I know that saying goodbye to your childhood home is a pretty standard part of growing up for most people. At some point or another, usually after we’ve left home for college or jobs or other adventures, our parents decide that it’s their turn. Whether it’s to downsize, or even to move to more agreeable climes, when the parents determine it’s time to leave, it sets in motion a bittersweet series of goodbyes. Some more difficult than others.
So, this past weekend, I went back to Alaska to do just that: say goodbye to my childhood home. My family has lived in the same house for 21 years – most of my life, and longer even than my youngest sister has been alive. But now that we’re all grown, and my parents have both retired, they wanted to be closer to family. So, they found a cute little lake house in Northern Wisconsin and sold our old home in Alaska…
The trip home this weekend was short – about 60 hours or so – and in that time we packed and sorted and cleaned and remembered. We visited some of our favorite places, ate some of our favorite food, and when the time came to leave for the airport Sunday night, we cried. Driving away from that house for the last time was weird. On one hand, it didn’t feel like the last time I’d be there at all, but on the other, all I could think about was how I didn’t know the next time I’d be in Alaska.

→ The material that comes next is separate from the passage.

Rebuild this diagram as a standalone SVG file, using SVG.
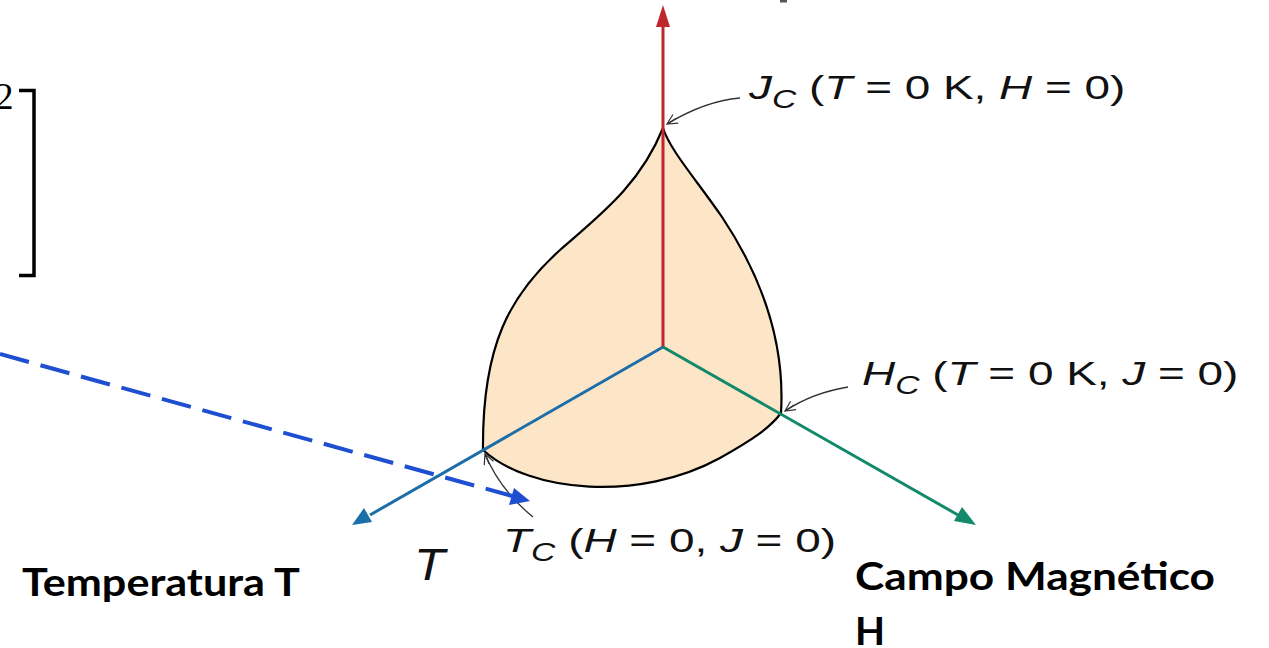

I haven’t lived at home full time in more than 10 years, but this weekend felt like I was officially leaving home for the first time. It is sad to say goodbye to a house and a community I’ve loved so well for so long, but this whole process has given me a chance to reflect on just how lucky we were to have lived in such an amazing place. The memories I have of Alaska are so special, and growing up there has shaped me in so many ways. I will miss being able to go home to Alaska whenever I need to, but I’m so grateful to have been able to call it that at all.
Alaska, I love you. Stay classy.
Beautiful, beautiful place! I know you’ll miss having a house there but it will always be your home. (And that PIZZA, omg!)
Hi, me again. Also, when my parents sold my childhood home in New Jersey it was very hard for me! Just one of those things, I guess. ❤️
The thing that made me cry the most? Saying goodbye to the BASKETBALL HOOP. My dad bought it when I was 7 or 8 and it’s been in our driveway ever since… I played and practiced on that thing for most of my life. That wrecked me.
You know, it’s always something unexpected that will catch us off guard. I know how much that hoop means to you – and even more, the family time you spent there.
I remember when I left CT for a new life in Florida. I was so excited to hit the tropics, but those memories of changing seasons will always have my heart. No worries lady, home is always where your heart is!!
That’s a good point – I don’t know that anywhere will ever feel quite like home the way Alaska does. But, I have the privilege to be able to go back whenever I want, for which I am grateful.